Volunteer energy also affects supporter behavior. When volunteers understand the message, they share it with more confidence. When they are unsure, they tend to over-explain, apologize, or avoid outreach altogether. Supporters can feel that uncertainty. They may not name it, but they notice when the invitation sounds tentative.
The practical test is whether a volunteer can explain the fundraiser in one or two natural sentences. If they cannot, the public message is probably carrying too much complexity. The campaign may need a sharper purpose, a simpler next step, or a clearer description of the outcome before it asks people to participate.
Build the invitation around trust
The strongest fundraiser invitations do not try to overwhelm supporters with enthusiasm. They create enough confidence for a small decision. That confidence comes from plain language, visible purpose, and an ask that feels proportionate to the relationship.
Before launch, organizers can pressure-test the message by reading it as an outsider. Would someone understand who is behind the campaign? Would they know what the effort supports? Would they know what to do next? Would the tone feel respectful if they are busy, skeptical, or new to the organization?

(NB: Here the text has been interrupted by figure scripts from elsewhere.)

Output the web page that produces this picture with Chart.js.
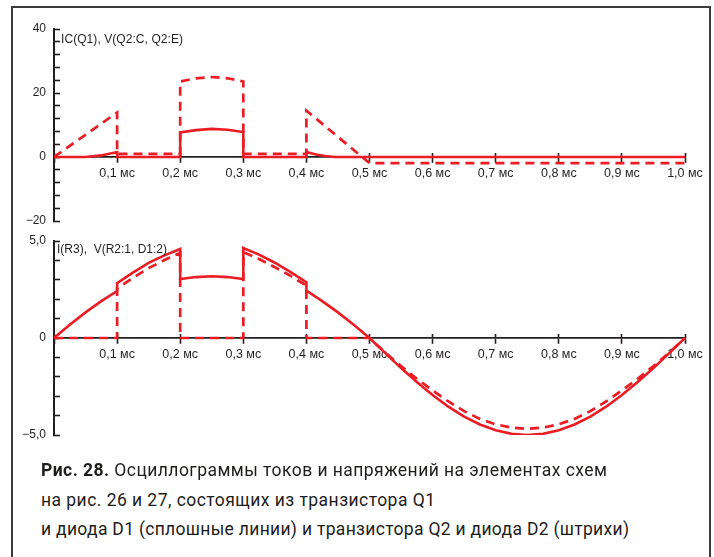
<!DOCTYPE html>
<html lang="ru">
<head>
<meta charset="utf-8">
<title>Рис. 28</title>
<script src="https://cdn.jsdelivr.net/npm/chart.js"></script>
<style>
  html, body { margin: 0; padding: 0; background: #fff; }
  body { width: 714px; height: 557px; position: relative; overflow: hidden; font-family: "Liberation Sans", Arial, sans-serif; color: #231f20; }
  .frame { position: absolute; left: 11px; top: 6px; width: 696px; height: 600px; border: 2px solid #3b3b3b; }
  canvas { position: absolute; left: 0; }
  #topChart { top: 0; }
  #bottomChart { top: 230px; }
  .trace { position: absolute; font-size: 12px; line-height: 14px; white-space: nowrap; }
  .caption { position: absolute; left: 41px; font-family: Roboto, "Liberation Sans", sans-serif; font-size: 17.5px; line-height: 20px; white-space: nowrap; color: #1d1d1b; }
  .caption b { font-weight: 700; }
</style>
</head>
<body>
<div class="frame"></div>
<canvas id="topChart" width="714" height="240"></canvas>
<canvas id="bottomChart" width="714" height="230"></canvas>
<div class="trace" id="topTitle" style="left:61px; top:32px;">IC(Q1), V(Q2:C, Q2:E)</div>
<div class="trace" id="bottomTitle" style="left:57px; top:242px;">I(R3),&nbsp; V(R2:1, D1:2)</div>
<div class="caption" id="cap1" style="top:460px;"><b>Рис. 28.</b> Осциллограммы токов и напряжений на элементах схем</div>
<div class="caption" id="cap2" style="top:490px;">на рис. 26 и 27, состоящих из транзистора Q1</div>
<div class="caption" id="cap3" style="top:519px;">и диода D1 (сплошные линии) и транзистора Q2 и диода D2 (штрихи)</div>

<script>
// time axis, ms
const xTickValues = [0, 0.1, 0.2, 0.3, 0.4, 0.5, 0.6, 0.7, 0.8, 0.9, 1.0];
const xTickLabels = ['', '0,1 мс', '0,2 мс', '0,3 мс', '0,4 мс', '0,5 мс', '0,6 мс', '0,7 мс', '0,8 мс', '0,9 мс', '1,0 мс'];

// upper plot: IC(Q1) solid, V(Q2:C, Q2:E) dashed
const topYTicks = [-20, -16, -12, -8, -4, 0, 4, 8, 12, 16, 20, 24, 28, 32, 36, 40];
const topYLabels = ['\u221220', '', '', '', '', '0', '', '', '', '', '20', '', '', '', '', '40'];
const topSolidT = [0, 0.05, 0.075, 0.1, 0.1, 0.2, 0.2, 0.225, 0.25, 0.275, 0.3, 0.3, 0.4, 0.4, 0.415, 0.43, 0.445, 1.0];
const topSolidV = [0, 0, 0.5, 1.55, 0, 0, 7.7, 8.4, 8.8, 8.5, 7.8, 0, 0, 1.55, 0.8, 0.3, 0, 0];
const topDashT = [0, 0.1, 0.1, 0.2, 0.2, 0.225, 0.25, 0.275, 0.3, 0.3, 0.4, 0.4, 0.5, 1.0];
const topDashV = [0, 13.9, 0.95, 0.95, 23.6, 24.6, 25.0, 24.6, 23.6, 0.95, 0.95, 14.5, -1.9, -1.9];

// lower plot: I(R3) solid, V(R2:1, D1:2) dashed
const botYTicks = [-5, -4, -3, -2, -1, 0, 1, 2, 3, 4, 5];
const botYLabels = ['\u22125,0', '', '', '', '', '0', '', '', '', '', '5,0'];
const botSolidT = [0, 0.025, 0.05, 0.075, 0.1, 0.1, 0.125, 0.15, 0.175, 0.2, 0.2, 0.225, 0.25, 0.275, 0.3, 0.3, 0.325, 0.35, 0.375, 0.4, 0.4, 0.425, 0.45, 0.475,
  0.5, 0.525, 0.55, 0.575, 0.6, 0.625, 0.65, 0.675, 0.7, 0.725, 0.75, 0.775, 0.8, 0.825, 0.85, 0.875, 0.9, 0.925, 0.95, 0.975, 1.0];
const botSolidV = [0, 0.68, 1.32, 1.9, 2.42, 2.83, 3.37, 3.87, 4.26, 4.59, 3.04, 3.14, 3.18, 3.14, 3.04, 4.64, 4.3, 3.88, 3.4, 2.88, 2.45, 1.9, 1.32, 0.68,
  0, -0.78, -1.55, -2.27, -2.94, -3.54, -4.05, -4.46, -4.76, -4.94, -5.0, -4.94, -4.76, -4.46, -4.05, -3.54, -2.94, -2.27, -1.55, -0.78, 0];
const botDashT = [0, 0.1, 0.1, 0.125, 0.15, 0.175, 0.2, 0.2, 0.3, 0.3, 0.325, 0.35, 0.375, 0.4, 0.4,
  0.5, 0.525, 0.55, 0.575, 0.6, 0.625, 0.65, 0.675, 0.7, 0.725, 0.75, 0.775, 0.8, 0.825, 0.85, 0.875, 0.9, 0.925, 0.95, 0.975, 1.0];
const botDashV = [0, 0, 2.55, 3.1, 3.6, 4.02, 4.38, 0, 0, 4.43, 4.07, 3.65, 3.2, 2.7, 0,
  0, -0.75, -1.45, -2.1, -2.7, -3.27, -3.77, -4.17, -4.45, -4.62, -4.68, -4.62, -4.45, -4.17, -3.77, -3.27, -2.7, -2.1, -1.45, -0.75, 0];

const RED = '#ec1c24';
const INK = '#231f20';

function pts(t, v) { return t.map((x, i) => ({ x: x, y: v[i] })); }

// keep label overhang from shrinking the plot area
function noPad(s) { s.paddingTop = 0; s.paddingBottom = 0; s.paddingLeft = 0; s.paddingRight = 0; }

function makeChart(id, solid, dashed, yMin, yMax, yTicks, yLabels, pad) {
  const xTicks = s => { s.ticks = xTickValues.map(v => ({ value: v })); };
  return new Chart(document.getElementById(id), {
    type: 'line',
    data: {
      datasets: [
        { data: dashed, borderColor: RED, borderWidth: 2.7, borderDash: [9, 6], xAxisID: 'x', yAxisID: 'y' },
        { data: solid, borderColor: RED, borderWidth: 2.6, xAxisID: 'x', yAxisID: 'y' }
      ]
    },
    options: {
      responsive: false,
      animation: false,
      layout: { padding: pad },
      elements: { point: { radius: 0 }, line: { tension: 0, borderCapStyle: 'butt' } },
      plugins: { legend: { display: false }, tooltip: { enabled: false } },
      scales: {
        x: {
          type: 'linear', axis: 'x', position: { y: 0 }, min: 0, max: 1,
          afterBuildTicks: xTicks,
          afterFit: noPad,
          grid: { drawOnChartArea: false, tickLength: 5, tickColor: INK, tickWidth: 1.6 },
          border: { color: INK, width: 1.8 },
          ticks: {
            padding: 4, maxRotation: 0, autoSkip: false, color: INK,
            font: { family: '"Liberation Sans", Arial, sans-serif', size: 12.5 },
            callback: (v, i) => xTickLabels[i]
          }
        },
        x2: {
          type: 'linear', axis: 'x', position: { y: 0 }, min: 0, max: 1, z: 1,
          afterBuildTicks: xTicks,
          afterFit: noPad,
          grid: { drawOnChartArea: false, tickLength: -4, tickColor: INK, tickWidth: 1.6 },
          border: { display: false },
          ticks: { display: false }
        },
        y: {
          type: 'linear', position: 'left', min: yMin, max: yMax,
          afterBuildTicks: s => { s.ticks = yTicks.map(v => ({ value: v })); },
          afterFit: s => { s.width = 54; noPad(s); },
          grid: { drawOnChartArea: false, tickLength: -6, tickColor: INK, tickWidth: 1.6 },
          border: { color: INK, width: 2 },
          ticks: {
            padding: 14, autoSkip: false, color: INK,
            font: { family: '"Liberation Sans", Arial, sans-serif', size: 12 },
            callback: (v, i) => yLabels[i]
          }
        }
      }
    }
  });
}

makeChart('topChart', pts(topSolidT, topSolidV), pts(topDashT, topDashV), -20, 40, topYTicks, topYLabels,
  { left: 0, right: 29, top: 29, bottom: 19 });
makeChart('bottomChart', pts(botSolidT, botSolidV), pts(botDashT, botDashV), -5, 5, botYTicks, botYLabels,
  { left: 0, right: 29, top: 11, bottom: 25 });

// stretch text lines to the widths measured on the original figure
function fitWidth(id, target) {
  const el = document.getElementById(id);
  el.style.letterSpacing = '0px';
  const w = el.getBoundingClientRect().width;
  const n = el.textContent.length - 1;
  el.style.letterSpacing = ((target - w) / n) + 'px';
}
fitWidth('topTitle', 122);
fitWidth('bottomTitle', 110);
fitWidth('cap1', 566);
fitWidth('cap2', 394);
fitWidth('cap3', 588);
</script>
</body>
</html>
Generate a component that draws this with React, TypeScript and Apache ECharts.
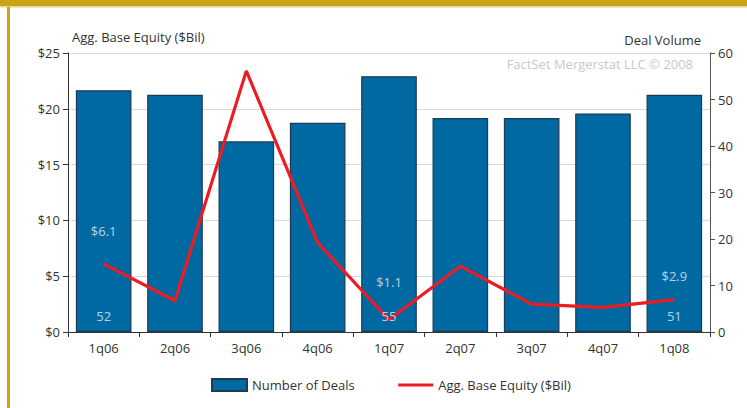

The best campaigns make those answers easy. They do not assume that supporters will hunt for context. They do not hide the practical purpose behind broad inspiration. They do not depend on volunteers to rescue the message after launch. They give supporters the information they need at the moment they are making the decision.
That is why clarity is more than presentation. It shapes participation, volunteer workload, and campaign credibility. A supporter who understands the purpose can respond faster. A volunteer who understands the message can share it with less friction. An organizer who understands the questions behind hesitation can design the campaign around trust instead of pressure.
Supporters do not need a perfect pitch. They need a fundraiser that feels understandable, credible, and easy to act on. When the campaign removes uncertainty before asking for action, participation becomes less of a leap and more of a natural next step.